Following her time with Rhubarb, Capps went on to join the Buxton Hall team, where she currently serves as the pastry chef. Since the restaurant’s opening, Buxton Hall has received much national acclaim including being named one of Bon Appetit’s Top 10 Best New Restaurants for 2016 as well as landing a spot on Southern Living’s Best Restaurants list for 2016.
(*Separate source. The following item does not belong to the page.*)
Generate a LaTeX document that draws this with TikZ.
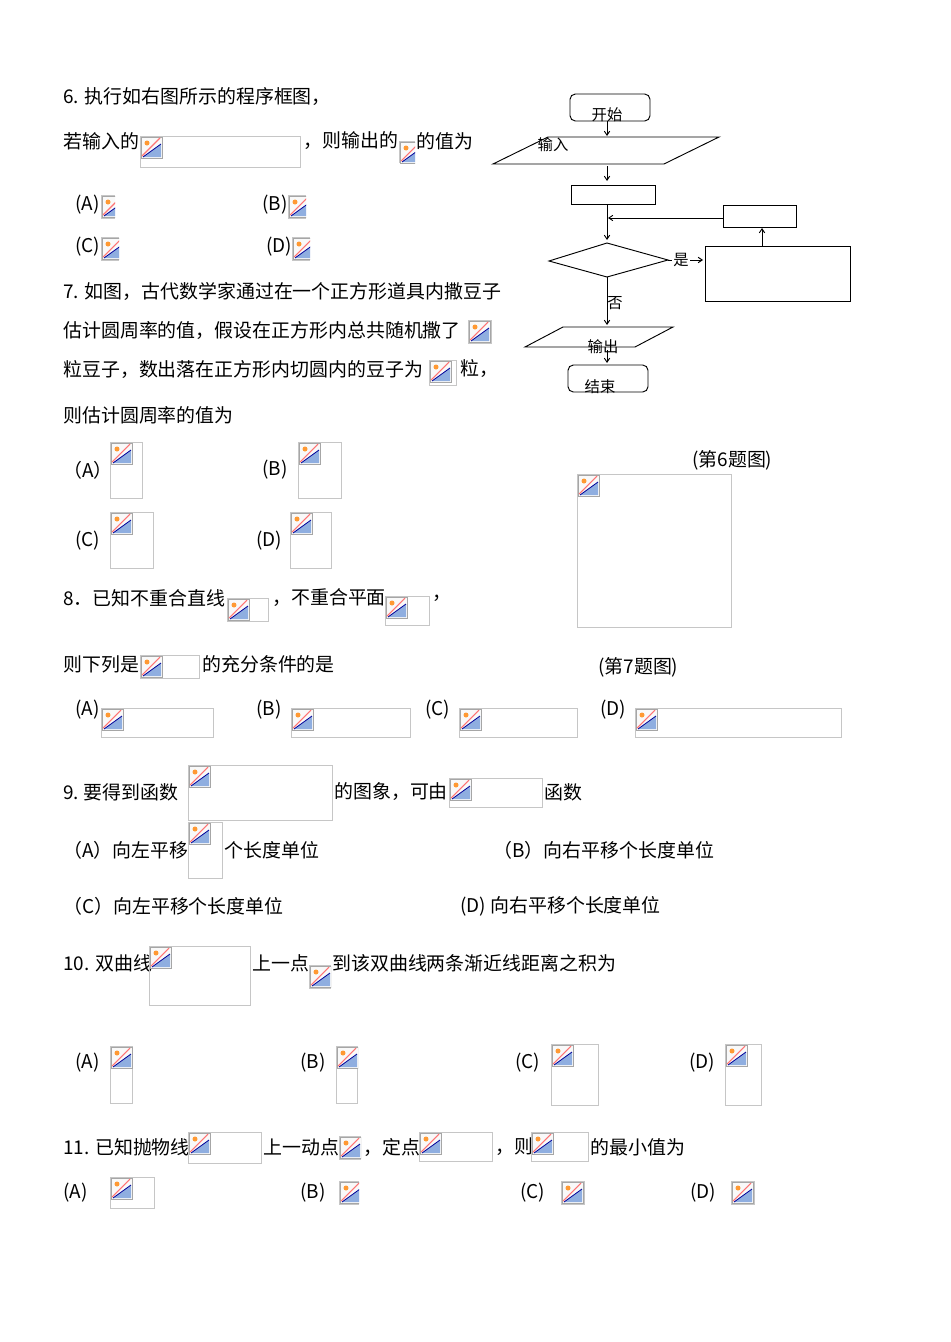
\documentclass[tikz,border=0pt]{standalone}
\usepackage{fontspec}
\setmainfont{Liberation Serif}
\newfontfamily\cjk{Noto Sans CJK SC}
\usetikzlibrary{arrows.meta}
\newcommand\brk[4]{%
\begin{scope}
\clip (#1,#2) rectangle ++(#3,#4);
\draw[gray!45] (#1+0.5,#2+0.5) rectangle ++(#3-1,#4-1);
\begin{scope}[shift={(#1,#2)}]
\fill[gray!5] (1,1) rectangle (22,22);
\draw[gray!70,line width=0.6pt] (1,1) rectangle (22,22);
\fill[cyan!50!blue!45] (3,21)--(21,8)--(21,21)--cycle;
\draw[blue!60!black,line width=0.6pt] (3,21)--(21,8);
\fill[orange!80] (7,7) circle[radius=2.5];
\draw[red!55,line width=0.8pt] (2,20)--(20,2);
\end{scope}
\end{scope}}
\begin{document}
\begin{tikzpicture}[x=0.75pt,y=-0.75pt,
 txt/.style={anchor=west,inner sep=0pt,font=\cjk\fontsize{14.2}{16}\selectfont},
 fl/.style={line width=0.7pt},
 ar/.style={line width=0.7pt,-{Straight Barb[length=3pt,width=4pt]}},
 ft/.style={inner sep=0pt,font=\cjk\fontsize{11.5}{13}\selectfont}]
\useasboundingbox[fill=white] (0,0) rectangle (950,1342);
% Q6
\node[txt] (t1) at (63,97) {6. 执行如右图所示的程序框图，};
\node[txt] (t2) at (63,141) {若输入的};
\brk{140}{136}{161}{32}
\node[txt] (t3) at (303,141) {，则输出的};
\brk{399}{141}{16}{22}
\node[txt] (t4) at (416,141) {的值为};
\node[txt] at (75,205) {(A)}; \brk{101}{195}{14}{24}
\node[txt] at (262,205) {(B)}; \brk{288}{195}{18}{24}
\node[txt] at (75,247) {(C)}; \brk{101}{237}{18}{24}
\node[txt] at (266,247) {(D)}; \brk{292}{237}{18}{24}
% Q7
\node[txt] at (63,291) {7. 如图，古代数学家通过在一个正方形道具内撒豆子};
\node[txt] at (63,330) {估计圆周率的值，假设在正方形内总共随机撒了};
\brk{468}{320}{24}{24}
\node[txt] at (63,369) {粒豆子，数出落在正方形内切圆内的豆子为};
\brk{429}{360}{28}{26}
\node[txt] at (460,369) {粒，};
\node[txt] at (63,415) {则估计圆周率的值为};
\node[txt] at (63,470) {（A）}; \brk{110}{442}{33}{57}
\node[txt] at (262,470) {(B)}; \brk{298}{442}{44}{57}
\node[txt] at (75,541) {(C)}; \brk{110}{512}{44}{57}
\node[txt] at (256,541) {(D)}; \brk{290}{512}{42}{57}
\node[txt] at (692,460) {(第6题图)};
\brk{577}{474}{155}{154}
\node[txt] at (598,667) {(第7题图)};
% Q8
\node[txt] at (63,598) {8．已知不重合直线};
\brk{227}{598}{42}{24}
\node[txt] at (272,598) {，不重合平面};
\brk{385}{596}{45}{30}
\node[txt] at (432,598) {，};
\node[txt] at (63,664) {则下列是};
\brk{140}{655}{60}{24}
\node[txt] at (202,664) {的充分条件的是};
\node[txt] at (75,710) {(A)}; \brk{101}{708}{113}{30}
\node[txt] at (256,710) {(B)}; \brk{291}{708}{120}{30}
\node[txt] at (425,710) {(C)}; \brk{459}{708}{119}{30}
\node[txt] at (600,710) {(D)}; \brk{635}{708}{207}{30}
% Q9
\node[txt] at (63,792) {9.\ 要得到函数};
\brk{188}{765}{145}{56}
\node[txt] at (334,792) {的图象，可由};
\brk{449}{778}{94}{30}
\node[txt] at (544,792) {函数};
\node[txt] at (63,850) {（A）向左平移};
\brk{188}{822}{35}{57}
\node[txt] at (224,850) {个长度单位};
\node[txt] at (493,850) {（B）向右平移个长度单位};
\node[txt] at (63,906) {（C）向左平移个长度单位};
\node[txt] at (460,906) {(D)\ 向右平移个长度单位};
% Q10
\node[txt] at (63,963) {10. 双曲线};
\brk{149}{946}{102}{60}
\node[txt] at (252,963) {上一点};
\brk{309}{965}{22}{24}
\node[txt] at (332,963) {到该双曲线两条渐近线距离之积为};
\node[txt] at (75,1063) {(A)}; \brk{110}{1046}{23}{58}
\node[txt] at (300,1063) {(B)}; \brk{336}{1046}{22}{58}
\node[txt] at (515,1063) {(C)}; \brk{551}{1044}{48}{62}
\node[txt] at (689,1063) {(D)}; \brk{725}{1044}{37}{62}
% Q11
\node[txt] at (63,1147) {11. 已知抛物线};
\brk{188}{1132}{74}{32}
\node[txt] at (263,1147) {上一动点};
\brk{339}{1136}{22}{24}
\node[txt] at (363,1147) {，定点};
\brk{419}{1132}{74}{30}
\node[txt] at (495,1147) {，则};
\brk{531}{1132}{58}{30}
\node[txt] at (590,1147) {的最小值为};
\node[txt] at (63,1193) {(A)}; \brk{110}{1177}{45}{32}
\node[txt] at (300,1193) {(B)}; \brk{339}{1181}{20}{24}
\node[txt] at (520,1193) {(C)}; \brk{561}{1181}{24}{24}
\node[txt] at (690,1193) {(D)}; \brk{731}{1181}{24}{24}
% flowchart
\draw[fl,rounded corners=4pt] (570,94) rectangle (650,121);
\node[ft] (start) at (607,115) {开始};
\draw[fl] (548,137)--(719,137)--(664,164)--(493,164)--cycle;
\node[ft] (in) at (553,145) {输入};
\draw[ar] (607,121)--(607,136);
\draw[ar] (607,166)--(607,181);
\draw[fl] (571,185) rectangle (655,204);
\draw[ar] (607,204)--(607,240);
\draw[fl] (723,205) rectangle (796,227);
\draw[ar] (723,218)--(608,218);
\draw[fl] (607,243)--(668,260)--(607,277)--(549,261)--cycle;
\draw[fl] (705,246) rectangle (850,301);
\draw[ar] (762,246)--(762,228);
\draw[ar] (668,260)--(703,260);
\node[ft,fill=white,inner sep=1pt] (yes) at (681,260) {是};
\draw[ar] (607,277)--(607,325);
\node[ft] (no) at (615,303) {否};
\draw[fl] (563,327)--(673,327)--(635,347)--(525,347)--cycle;
\node[ft] (out) at (603,347) {输出};
\draw[ar] (607,350)--(607,363);
\draw[fl,rounded corners=4pt] (568,365) rectangle (648,392);
\node[ft] (end) at (600,387) {结束};
\end{tikzpicture}
\end{document}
Capps is continuously inspired by the world around her and uses her cooking as a vehicle for creativity, and as a way to touch the lives of the people around her. Outside of work, Capps continues to work on her compilation of short stories featuring kitchen adventures and nightmares, and has recently begun her first foray into storytelling with a weekly radio show on Asheville FM, called “Sounds Like Food” with co-host Trevon Dunn.